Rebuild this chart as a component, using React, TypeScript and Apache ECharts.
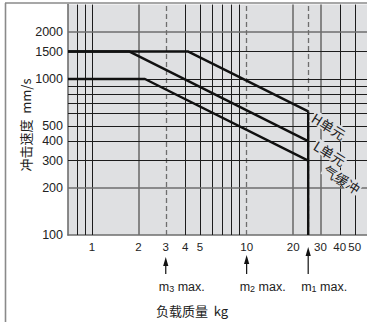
import React, { useEffect, useRef } from "react";
import * as echarts from "echarts";

const xTickLabels = [1, 2, 3, 4, 5, 10, 20, 30, 40, 50];
const yTickLabels = [100, 200, 300, 400, 500, 1000, 1500, 2000];
const xGridDark = [0.8, 0.9, 1, 4, 5, 6, 7, 8, 9, 40, 50];
const xGridGray = [2, 20, 30];
const xGridDashed = [3, 10, 25];
const yGridDark = [300, 400, 500, 600, 700, 800, 900, 1000, 1500];
const yGridGray = [200, 2000];
const hUnit = [[0.7, 1500], [4.2, 1500], [25, 620]];
const lUnit = [[0.7, 1500], [1.75, 1500], [25, 400]];
const airCushion = [[0.7, 1000], [2.2, 1000], [25, 300]];
const m1Limit = [[25, 620], [25, 100]];
const maxMarks = [
  { mass: 3, sub: "3", tipY: 257 },
  { mass: 10, sub: "2", tipY: 255 },
  { mass: 25, sub: "1", tipY: 247 },
];
const unitLabels = [
  { text: "H单元", x: 329, y: 126 },
  { text: "L单元", x: 330, y: 153 },
  { text: "气缓冲", x: 342, y: 179 },
];

const BG = "#dfe0e2";
const DARK = "#1c1c1c";
const GRAY = "#6e6e6e";

export default function App() {
  const ref = useRef<HTMLDivElement>(null);
  useEffect(() => {
    const chart = echarts.init(ref.current!, null, { renderer: "svg" });
    const gridLines: any[] = [];
    xGridDark.forEach((v) => gridLines.push({ xAxis: v, lineStyle: { color: DARK, width: 1, type: "solid" } }));
    xGridGray.forEach((v) => gridLines.push({ xAxis: v, lineStyle: { color: GRAY, width: 1.6, type: "solid" } }));
    xGridDashed.forEach((v) => gridLines.push({ xAxis: v, lineStyle: { color: GRAY, width: 1.3, type: [5, 3] } }));
    yGridDark.forEach((v) => gridLines.push({ yAxis: v, lineStyle: { color: DARK, width: 1, type: "solid" } }));
    yGridGray.forEach((v) => gridLines.push({ yAxis: v, lineStyle: { color: GRAY, width: 1.6, type: "solid" } }));

    const lineSeries = (name: string, data: number[][]) => ({
      name,
      type: "line",
      data,
      symbol: "none",
      z: 5,
      lineStyle: { color: "#111", width: 2.4 },
      silent: true,
    });

    chart.setOption({
      animation: false,
      backgroundColor: "#fff",
      grid: { left: 68, right: 0, top: 4.6, bottom: 87, show: true, backgroundColor: BG, borderWidth: 0 },
      xAxis: {
        type: "log",
        logBase: 10,
        min: 0.7,
        max: 60,
        axisLine: { show: true, lineStyle: { color: GRAY, width: 1.6 } },
        axisTick: { show: false },
        splitLine: { show: false },
        minorSplitLine: { show: false },
        axisLabel: {
          customValues: xTickLabels,
          formatter: (v: number) => String(Math.round(v)),
          margin: 6,
          fontSize: 11.5,
          color: "#222",
          fontFamily: "Liberation Sans, Arial, sans-serif",
        },
      },
      yAxis: {
        type: "log",
        logBase: 10,
        min: 100,
        max: 3000,
        axisLine: { show: true, lineStyle: { color: GRAY, width: 1.6 } },
        axisTick: { show: false },
        splitLine: { show: false },
        axisLabel: {
          customValues: yTickLabels,
          formatter: (v: number) => String(Math.round(v)),
          margin: 5,
          fontSize: 12.5,
          color: "#222",
          fontFamily: "Liberation Sans, Arial, sans-serif",
        },
      },
      series: [
        {
          name: "grid",
          type: "line",
          data: [],
          z: 1,
          silent: true,
          markLine: {
            silent: true,
            symbol: "none",
            label: { show: false },
            animation: false,
            data: gridLines,
          },
        },
        lineSeries("H单元", hUnit),
        lineSeries("L单元", lUnit),
        lineSeries("气缓冲", airCushion),
        lineSeries("m1", m1Limit),
      ],
    });

    const graphics: any[] = [];
    graphics.push({ type: "line", shape: { x1: 5.5, y1: 3, x2: 5.5, y2: 322 }, style: { stroke: "#8a8a8a", lineWidth: 1.6 } });
    graphics.push({ type: "line", shape: { x1: 5, y1: 3, x2: 367, y2: 3 }, style: { stroke: "#8a8a8a", lineWidth: 1.6 } });
    maxMarks.forEach((m) => {
      const px = chart.convertToPixel({ xAxisIndex: 0 }, m.mass) as number;
      graphics.push({ type: "line", shape: { x1: px, y1: m.tipY + 6, x2: px, y2: 274 }, style: { stroke: "#111", lineWidth: 1.2 } });
      graphics.push({
        type: "polygon",
        shape: { points: [[px, m.tipY], [px - 2.6, m.tipY + 9], [px + 2.6, m.tipY + 9]] },
        style: { fill: "#111" },
      });
      graphics.push({
        type: "text",
        x: px - 7,
        y: 287,
        style: {
          text: "{a|m}{b|" + m.sub + "}{a| max.}",
          verticalAlign: "middle",
          align: "left",
          rich: {
            a: { fontSize: 12.5, fill: "#222", fontFamily: "Liberation Sans, Arial, sans-serif" },
            b: { fontSize: 9, fill: "#222", fontFamily: "Liberation Sans, Arial, sans-serif", verticalAlign: "bottom" },
          },
        },
      });
    });
    unitLabels.forEach((u) => {
      graphics.push({
        type: "text",
        x: u.x,
        y: u.y,
        rotation: -0.56,
        z: 10,
        style: {
          text: u.text,
          align: "center",
          verticalAlign: "middle",
          fontSize: 13.5,
          fill: "#222",
          fontFamily: "Noto Sans CJK SC, sans-serif",
          backgroundColor: BG,
          padding: [0, 1],
        },
      });
    });
    graphics.push({
      type: "text",
      x: 192,
      y: 310,
      style: {
        text: "负载质量  kg",
        align: "center",
        verticalAlign: "middle",
        fontSize: 13,
        fill: "#222",
        fontFamily: "Noto Sans CJK SC, sans-serif",
      },
    });
    graphics.push({
      type: "text",
      x: 25,
      y: 125,
      rotation: Math.PI / 2,
      style: {
        text: "冲击速度  mm/s",
        align: "center",
        verticalAlign: "middle",
        fontSize: 13,
        fill: "#222",
        fontFamily: "Noto Sans CJK SC, sans-serif",
      },
    });
    chart.setOption({ graphic: graphics });

    return () => chart.dispose();
  }, []);
  return <div ref={ref} style={{ position: "fixed", left: 0, top: 0, width: 367, height: 322 }} />;
}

EXERCISE DETAILS:
Lines containing the word "React" are to be tallied; report only the total.

REPLY:
2